I am getting a loop carried dependency bound value much higher then I expected. The pointer parameter is a restricted, however my loop carried dependency bound value is "4" while I would expect a zero value here.
The function in question takes a pointer to floating point array, and a size.
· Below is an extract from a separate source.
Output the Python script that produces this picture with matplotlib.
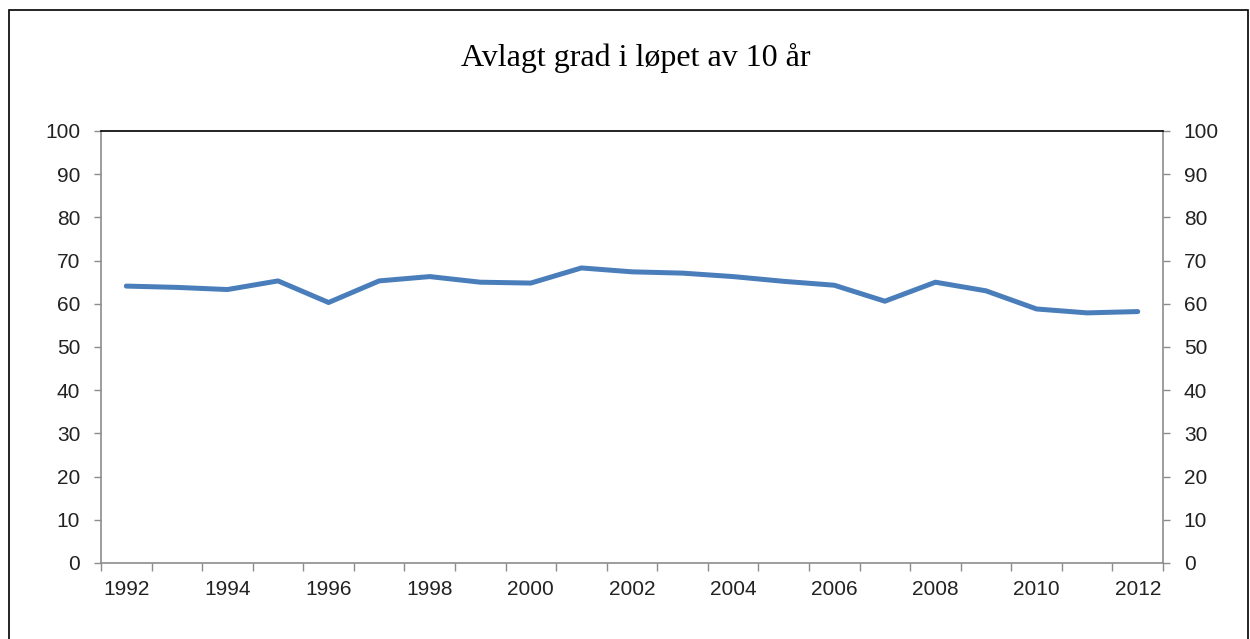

The floating point sum of the input floating point array is returned.
float array_sum ( const float * restrict In , /* Input array */
unsigned Size ) /* size */
{
int i = 0; /* Loop Counter */
float x = 0.0; /* Running sum of array */
_nassert( (int) In % 8 == 0); /* Input pointer is 64-bit aligned */
#pragma MUST_ITERATE (2, ) /* Loop must execute at least twice */
for ( i = 0; i < Size; i++ )
{
x += In[i];
}
return x;
}
*----------------------------------------------------------------------------*
;* SOFTWARE PIPELINE INFORMATION
;*
;* Loop found in file : ../foo.c
;* Loop source line : 300
;* Loop opening brace source line : 301
;* Loop closing brace source line : 303
;* Known Minimum Trip Count : 2
;* Known Max Trip Count Factor : 1
;* Loop Carried Dependency Bound(^) : 4
;* Unpartitioned Resource Bound : 1
;* Partitioned Resource Bound(*) : 1
;* Resource Partition:
;* A-side B-side
;* .L units 0 0
;* .S units 0 0
;* .D units 1* 0
;* .M units 0 0
;* .X cross paths 0 0
;* .T address paths 1* 0
;* Long read paths 0 0
;* Long write paths 0 0
;* Logical ops (.LS) 1 0 (.L or .S unit)
;* Addition ops (.LSD) 0 0 (.L or .S or .D unit)
;* Bound(.L .S .LS) 1* 0
;* Bound(.L .S .D .LS .LSD) 1* 0
;*
;* Searching for software pipeline schedule at ...
;* ii = 4 Schedule found with 2 iterations in parallel
;*
;* Register Usage Table:
;* +-----------------------------------------------------------------+
;* |AAAAAAAAAAAAAAAAAAAAAAAAAAAAAAAA|BBBBBBBBBBBBBBBBBBBBBBBBBBBBBBBB|
;* |00000000001111111111222222222233|00000000001111111111222222222233|
;* |01234567890123456789012345678901|01234567890123456789012345678901|
;* |--------------------------------+--------------------------------|
;* 0: | ** | |
;* 1: | *** | |
;* 2: | ** | |
;* 3: | ** | |
;* +-----------------------------------------------------------------+
;*
;* Done
;*
;* Loop will be splooped
;* Collapsed epilog stages : 0
;* Collapsed prolog stages : 0
;* Minimum required memory pad : 0 bytes
;*
;* Minimum safe trip count : 1
;* Min. prof. trip count (est.) : 3
;*
;* Mem bank conflicts/iter(est.) : { min 0.000, est 0.000, max 0.000 }
;* Mem bank perf. penalty (est.) : 0.0%
;*
;*
;* Total cycles (est.) : 4 + trip_cnt * 4
;*----------------------------------------------------------------------------*
Any suggestions?